Seine vierte Symphonie erhielt als einzige einen programmatischen Titel „ Romantische“. Anton Bruckner verfasste das Werk erstmals 1874, doch fehlende finanzielle Mittel verhinderten die Kopien der Stimmen und die Uraufführung. Später legte Anton Bruckner nochmals Hand an das Werk und eine weitgehende Überarbeitung der Symphonie Nr 4 in Es Dur wurde 1881 uraufgeführt. Die nun in Herrenchiemsee aufgeführte 1. Fassung von 1874, die Urfassung, erlebte erst 1975 seine Uraufführung Die Unterschiede der beiden Fassungen sind interessant sowie aufschlussreich im Vergleich, unterscheiden sich doch manche Sätze insbesondere der dritte, das Scherzo eklatant. Bruckner haftet in der Urfassung noch am Ender der Klassik, die Sonatenform ist klar erkennbar, die Be- und Verarbeitung der Motive in der Durchführung robust und schwer. Mitunter fehlt der Schwung und die Geschmeidigkeit, dafür wirkt die Tonsprache ehrlich und direkt. In der Instrumentierung zeigt sich bereits die Könnerschaft. Die Steigerungen gegen Ende der einzelnen Sätze sind weniger opulent und so durchdringender. Am Ende fehlt sie ganz, der Schluss ist abrupt und unerwartet.

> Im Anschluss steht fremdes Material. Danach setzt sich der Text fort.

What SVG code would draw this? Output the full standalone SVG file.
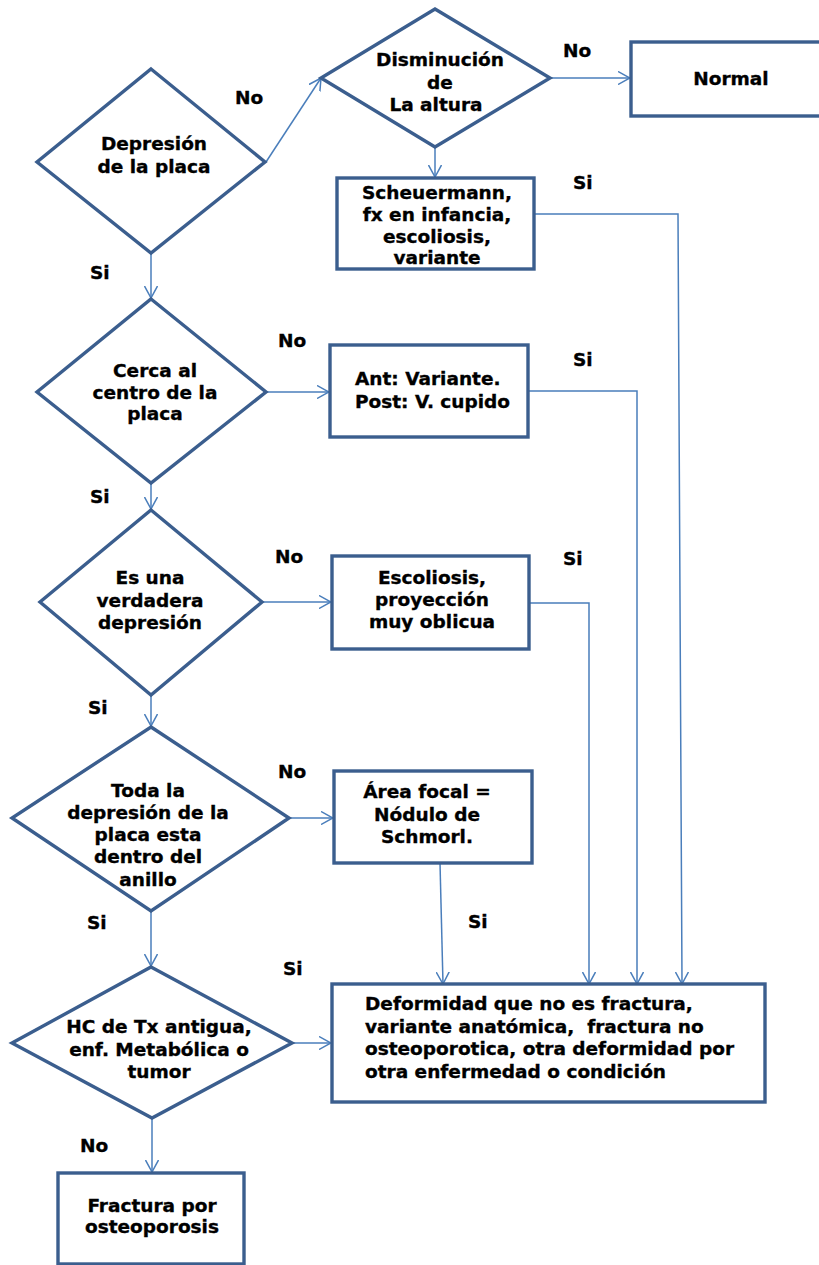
<svg xmlns="http://www.w3.org/2000/svg" width="819" height="1265" viewBox="0 0 819 1265">
<style>
.shape{fill:#fff;stroke:#3B5E8E;stroke-width:3.4;stroke-linejoin:miter}
.conn{fill:none;stroke:#4A7EBB;stroke-width:1.5}
text{font-family:"DejaVu Sans",Verdana,sans-serif;font-weight:bold;font-size:18.5px;fill:#000;stroke:#000;stroke-width:0.35}
.c{text-anchor:middle}
</style>
<defs>
<marker id="arr" viewBox="0 0 12 14" refX="12" refY="7" markerWidth="12" markerHeight="14" markerUnits="userSpaceOnUse" orient="auto">
<path d="M0,0.5 L12,7 L0,13.5" fill="none" stroke="#4A7EBB" stroke-width="1.5"/>
</marker>
</defs>
<rect width="819" height="1265" fill="#fff"/>
<g id="connectors">
<line class="conn" x1="266" y1="162" x2="321" y2="78" marker-end="url(#arr)"/>
<line class="conn" x1="550" y1="78" x2="630" y2="78" marker-end="url(#arr)"/>
<line class="conn" x1="435" y1="147" x2="435" y2="177" marker-end="url(#arr)"/>
<polyline class="conn" points="534,214 678,214 682,984" marker-end="url(#arr)"/>
<line class="conn" x1="151" y1="253" x2="151" y2="298" marker-end="url(#arr)"/>
<line class="conn" x1="266" y1="392" x2="329" y2="392" marker-end="url(#arr)"/>
<polyline class="conn" points="528,391 637,391 637,984" marker-end="url(#arr)"/>
<line class="conn" x1="151" y1="483" x2="151" y2="509" marker-end="url(#arr)"/>
<line class="conn" x1="262" y1="602" x2="331" y2="602" marker-end="url(#arr)"/>
<polyline class="conn" points="529,603 589,603 589,984" marker-end="url(#arr)"/>
<line class="conn" x1="151" y1="695" x2="151" y2="726" marker-end="url(#arr)"/>
<line class="conn" x1="289" y1="818" x2="333" y2="818" marker-end="url(#arr)"/>
<line class="conn" x1="440" y1="863" x2="443" y2="984" marker-end="url(#arr)"/>
<line class="conn" x1="151" y1="911" x2="151" y2="966" marker-end="url(#arr)"/>
<line class="conn" x1="292" y1="1043" x2="331" y2="1043" marker-end="url(#arr)"/>
<line class="conn" x1="152" y1="1118" x2="152" y2="1172" marker-end="url(#arr)"/>
</g>
<g id="labels">
<text x="235" y="104">No</text>
<text x="563" y="57">No</text>
<text x="573" y="189">Si</text>
<text x="90" y="279">Si</text>
<text x="278" y="347">No</text>
<text x="573" y="366">Si</text>
<text x="90" y="503">Si</text>
<text x="275" y="563">No</text>
<text x="563" y="565">Si</text>
<text x="88" y="714">Si</text>
<text x="278" y="778">No</text>
<text x="468" y="928">Si</text>
<text x="87" y="929">Si</text>
<text x="283" y="975">Si</text>
<text x="80" y="1152">No</text>
</g>
<g id="n1">
<polygon class="shape" points="151,69 265,162 151,253 37,162"/>
<text class="c" x="154" y="150">Depresión</text>
<text class="c" x="154" y="173">de la placa</text>
</g>
<g id="n2">
<polygon class="shape" points="435,9 550,78 435,147 321,78"/>
<text class="c" x="440" y="66">Disminución</text>
<text class="c" x="440" y="89">de</text>
<text class="c" x="436" y="111">La altura</text>
</g>
<g id="n3">
<rect class="shape" x="631" y="42" width="200" height="74"/>
<text class="c" x="731" y="85">Normal</text>
</g>
<g id="n4">
<rect class="shape" x="337" y="178" width="197" height="91"/>
<text class="c" x="437" y="199">Scheuermann,</text>
<text class="c" x="437" y="221">fx en infancia,</text>
<text class="c" x="437" y="243">escoliosis,</text>
<text class="c" x="437" y="264">variante</text>
</g>
<g id="n5">
<polygon class="shape" points="151,299 266,392 151,483 37,392"/>
<text class="c" x="155" y="377">Cerca al</text>
<text class="c" x="155" y="399">centro de la</text>
<text class="c" x="155" y="420">placa</text>
</g>
<g id="n6">
<rect class="shape" x="330" y="345" width="198" height="92"/>
<text x="355" y="385">Ant: Variante.</text>
<text x="355" y="408">Post: V. cupido</text>
</g>
<g id="n7">
<polygon class="shape" points="151,510 262,602 151,695 40,602"/>
<text class="c" x="150" y="584">Es una</text>
<text class="c" x="150" y="607">verdadera</text>
<text class="c" x="150" y="629">depresión</text>
</g>
<g id="n8">
<rect class="shape" x="332" y="556" width="197" height="93"/>
<text class="c" x="432" y="584">Escoliosis,</text>
<text class="c" x="432" y="606">proyección</text>
<text class="c" x="432" y="628">muy oblicua</text>
</g>
<g id="n9">
<polygon class="shape" points="151,727 289,818 151,911 12,818"/>
<text class="c" x="148" y="797">Toda la</text>
<text class="c" x="148" y="819">depresión de la</text>
<text class="c" x="148" y="841">placa esta</text>
<text class="c" x="148" y="863">dentro del</text>
<text class="c" x="148" y="886">anillo</text>
</g>
<g id="n10">
<rect class="shape" x="334" y="771" width="198" height="92"/>
<text class="c" x="427" y="798">Área focal =</text>
<text class="c" x="427" y="821">Nódulo de</text>
<text class="c" x="427" y="843">Schmorl.</text>
</g>
<g id="n11">
<polygon class="shape" points="151,967 292,1043 152,1118 12,1043"/>
<text class="c" x="159" y="1033">HC de Tx antigua,</text>
<text class="c" x="159" y="1056">enf. Metabólica o</text>
<text class="c" x="159" y="1078">tumor</text>
</g>
<g id="n12">
<rect class="shape" x="332" y="984" width="433" height="118"/>
<text x="365" y="1010">Deformidad que no es fractura,</text>
<text x="365" y="1033" xml:space="preserve">variante anatómica,  fractura no</text>
<text x="365" y="1055">osteoporotica, otra deformidad por</text>
<text x="365" y="1078">otra enfermedad o condición</text>
</g>
<g id="n13">
<rect class="shape" x="58" y="1173" width="186" height="91"/>
<text class="c" x="152" y="1212">Fractura por</text>
<text class="c" x="152" y="1233">osteoporosis</text>
</g>
</svg>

Erkennbar ist im Werk durchgängig Bruckners Religiosität und seine Verbundenheit mit der Natur. Diese „heimliche“ Verbindung ist im Dirigat Naganos gut spürbar, mitunter zelebriert. Ehrwürdig und reduziert sind seine Gesten, unaufgeregt winkt er immer wieder mit der Hand, um die Lautstärke zu reduzieren. Das Orchester ist sehr gut vorbereitet, die Bläser liefern ihren Part präzise, der Streicherklang verschmilzt zu einem harmonischen einheitlichen Klangteppich. Der prachtvolle Spiegelsaal des Schlosses Herrenchiemsee nimmt das Klangvolumen erhaben auf und wird erfüllt von den Stimmungswellen.
Concerto Köln und Kent Nagano ist zu danken, diese Urfassung gerade im Brucknerjahr zu dessen 200. Geburtstag ausgewählt und einem breiten Publikum nähergebracht zu haben. Zu sehr und zu Untecht steht sie im Schatten der späteren Fassung. Das begeisterte Publikum spendet viel Beifall und dankt herzlich dem Dirigenten und Musikern. Durch die Prunkzimmer des Schlosses, vorbei am überdimensionalen Bett König Ludwigs verlassen die Konzertbesucher den Saal und werden schon fast kitschig von einem rötlich strahlendem Vollmond erwartet, der die abschließende Schifffahrt zum Festland ausleuchtet. Ein Konzertbesuch der Spitzenklasse wirkt so noch lange nach.